Chevron faces shareholder rebuke on claims by Amazon rainforest Indians
Calpers, the country’s largest public pension fund with $170 billion in assets, announced Thursday it will support a resolution calling on Chevron to examine whether it complies with environmental regulations in Ecuador. The move comes as the oil giant faces a potential $27 billion dollar liability for environmental damage caused by Texaco, a company Chevron (NYSE:CVX) acquired in 2001. In court filings Texaco has admitted to dumping and spilling billions of gallons of toxic waste and oil in eastern Ecuador’s Amazon rainforest between 1964 and 1990.
Calpers (the California Public Employees’ Retirement System) joins two New York funds—the state’s Common Retirement Fund and the Employees Retirement System of New York City—and public pension funds of Connecticut, Pennsylvania, and Maryland in supporting the resolution. Together the funds control more than $1 billion of Chevron stock. Calpers owns about $600 million worth of shares in the oil major.

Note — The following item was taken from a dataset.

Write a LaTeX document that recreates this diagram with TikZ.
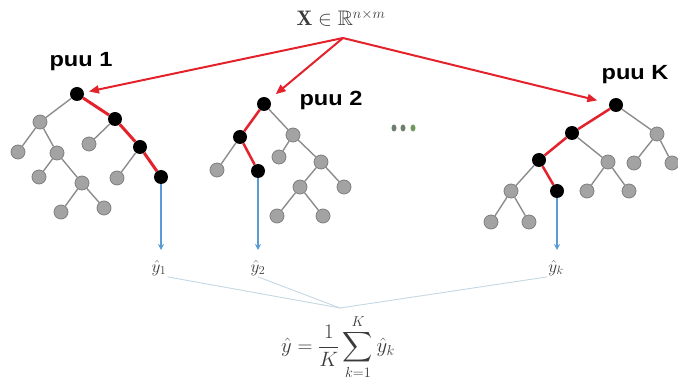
\documentclass[tikz,border=0pt]{standalone}
\usepackage{amsmath,amssymb}
\usepackage{fontspec}
\newfontfamily\labfont[FakeStretch=1.15]{Liberation Sans}
\usetikzlibrary{arrows.meta,shapes.geometric}
\definecolor{gfill}{HTML}{A3A3A3}
\definecolor{gborder}{HTML}{7F7F7F}
\definecolor{gedgec}{HTML}{8C8C8C}
\definecolor{redc}{HTML}{E3222B}
\definecolor{bluec}{HTML}{5B9BD5}
\definecolor{thinc}{HTML}{C5D7E3}
\definecolor{mathc}{HTML}{3A3A3A}
\definecolor{dotg}{HTML}{6F7F6F}
\definecolor{dotgr}{HTML}{6E9A5C}
\begin{document}
\begin{tikzpicture}[x=1pt,y=-1pt,
  gnode/.style={circle,fill=gfill,draw=gborder,line width=0.8pt,minimum size=14pt,inner sep=0pt},
  bnode/.style={circle,fill=black,minimum size=14pt,inner sep=0pt},
  gedge/.style={draw=gedgec,line width=1.4pt},
  redge/.style={draw=redc,line width=3pt},
  rarrow/.style={draw=redc,line width=2pt,-{Triangle[length=10pt,width=8pt]}},
  barrow/.style={draw=bluec,line width=1.3pt,-{Stealth[length=6pt,width=6pt]}},
  thinline/.style={draw=thinc,line width=0.9pt},
  puulabel/.style={font=\labfont\bfseries\fontsize{20.5}{24}\selectfont,inner sep=0pt},
  ylabel/.style={text=mathc,font=\fontsize{17}{19}\selectfont,inner sep=1pt},
  dotnode/.style={ellipse,minimum width=5pt,minimum height=7pt,inner sep=0pt}]
\useasboundingbox (0,0) rectangle (678,387);

% ---------- tree 1 ----------
\node[bnode] (a0) at (77,94) {};
\node[bnode] (a1) at (115,119) {};
\node[bnode] (a2) at (140,147) {};
\node[bnode] (a3) at (161,177) {};
\node[gnode] (ag1) at (40,122) {};
\node[gnode] (ag2) at (18,152) {};
\node[gnode] (ag3) at (57,153) {};
\node[gnode] (ag4) at (39,177) {};
\node[gnode] (ag5) at (82,183) {};
\node[gnode] (ag6) at (61,212) {};
\node[gnode] (ag7) at (104,208) {};
\node[gnode] (ag8) at (89,144) {};
\node[gnode] (ag9) at (117,178) {};
\draw[gedge] (a0) -- (ag1);
\draw[gedge] (ag1) -- (ag2);
\draw[gedge] (ag1) -- (ag3);
\draw[gedge] (ag3) -- (ag4);
\draw[gedge] (ag3) -- (ag5);
\draw[gedge] (ag5) -- (ag6);
\draw[gedge] (ag5) -- (ag7);
\draw[gedge] (a1) -- (ag8);
\draw[gedge] (a2) -- (ag9);
\draw[redge] (a0) -- (a1);
\draw[redge] (a1) -- (a2);
\draw[redge] (a2) -- (a3);
\node[puulabel] (p1) at (81,62) {puu 1};

% ---------- tree 2 ----------
\node[bnode] (b0) at (264,104) {};
\node[bnode] (b1) at (240,137) {};
\node[bnode] (b2) at (258,171) {};
\node[gnode] (bg1) at (217,170) {};
\node[gnode] (bg2) at (293,135) {};
\node[gnode] (bg3) at (279,157) {};
\node[gnode] (bg4) at (321,162) {};
\node[gnode] (bg5) at (300,187) {};
\node[gnode] (bg6) at (344,187) {};
\node[gnode] (bg7) at (277,216) {};
\node[gnode] (bg8) at (323,216) {};
\draw[gedge] (b1) -- (bg1);
\draw[gedge] (b0) -- (bg2);
\draw[gedge] (bg2) -- (bg3);
\draw[gedge] (bg2) -- (bg4);
\draw[gedge] (bg4) -- (bg5);
\draw[gedge] (bg4) -- (bg6);
\draw[gedge] (bg5) -- (bg7);
\draw[gedge] (bg5) -- (bg8);
\draw[redge,line width=2.5pt] (b0) -- (b1);
\draw[redge,line width=2.5pt] (b1) -- (b2);
\node[puulabel] (p2) at (331,100) {puu 2};

% ---------- tree K ----------
\node[bnode] (c0) at (616,105) {};
\node[bnode] (c1) at (572,133) {};
\node[bnode] (c2) at (539,160) {};
\node[bnode] (c3) at (557,191) {};
\node[gnode] (cg1) at (657,134) {};
\node[gnode] (cg2) at (634,163) {};
\node[gnode] (cg3) at (672,163) {};
\node[gnode] (cg4) at (608,162) {};
\node[gnode] (cg5) at (587,191) {};
\node[gnode] (cg6) at (629,191) {};
\node[gnode] (cg7) at (511,191) {};
\node[gnode] (cg8) at (491,222) {};
\node[gnode] (cg9) at (529,222) {};
\draw[gedge] (c0) -- (cg1);
\draw[gedge] (cg1) -- (cg2);
\draw[gedge] (cg1) -- (cg3);
\draw[gedge] (c1) -- (cg4);
\draw[gedge] (cg4) -- (cg5);
\draw[gedge] (cg4) -- (cg6);
\draw[gedge] (c2) -- (cg7);
\draw[gedge] (cg7) -- (cg8);
\draw[gedge] (cg7) -- (cg9);
\draw[redge,line width=2.5pt] (c0) -- (c1);
\draw[redge,line width=2.5pt] (c1) -- (c2);
\draw[redge,line width=2.5pt] (c2) -- (c3);
\node[puulabel] (pk) at (635,75) {puu K};

% ---------- dots ----------
\node[dotnode,fill=dotg] (d1) at (394,128) {};
\node[dotnode,fill=dotg] (d2) at (403,128) {};
\node[dotnode,fill=dotgr] (d3) at (413,128) {};

% ---------- input ----------
\node[text=mathc,font=\fontsize{21}{24}\selectfont,inner sep=0pt] (x) at (341,18) {$\mathbf{X}\in\mathbb{R}^{n\times m}$};
\coordinate (src) at (343,38);
\draw[rarrow,shorten >=5pt] (src) -- (a0);
\draw[rarrow,shorten >=8pt] (src) -- (b0);
\draw[rarrow,shorten >=12pt] (src) -- (c0);

% ---------- outputs ----------
\coordinate (e1) at (161,250);
\coordinate (e2) at (258,250);
\coordinate (e3) at (557,250);
\draw[barrow] (a3) -- (e1);
\draw[barrow] (b2) -- (e2);
\draw[barrow] (c3) -- (e3);
\node[ylabel] (y1) at (159,268) {$\hat{y}_1$};
\node[ylabel] (y2) at (258,268) {$\hat{y}_2$};
\node[ylabel] (yk) at (556,268) {$\hat{y}_k$};
\coordinate (conv) at (340,308);
\draw[thinline] (y1.south east) -- (conv);
\draw[thinline] (y2.south) -- (conv);
\draw[thinline] (yk.south west) -- (conv);
\node[text=mathc,font=\fontsize{21}{25}\selectfont,inner sep=0pt] (f) at (338,347) {$\displaystyle \hat{y}=\frac{1}{K}\sum_{k=1}^{K}\hat{y}_k$};
\end{tikzpicture}
\end{document}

Chevron has carried on costly public relations and lobbying campaign in an effort to block the legal judgment. Last year it was revealed that Chevron hired former Senate majority leader Trent Lott, former Clinton White House Chief of Staff Mac McLarty, former Democratic senator John Breaux and John McCain fund-raiser Wayne Berman to lobby United States Trade Representative Susan Schwab, key Members of Congress, and Deputy Secretary of State John Negroponte to threaten suspending U.S. trade preferences with Ecuador over the law suit.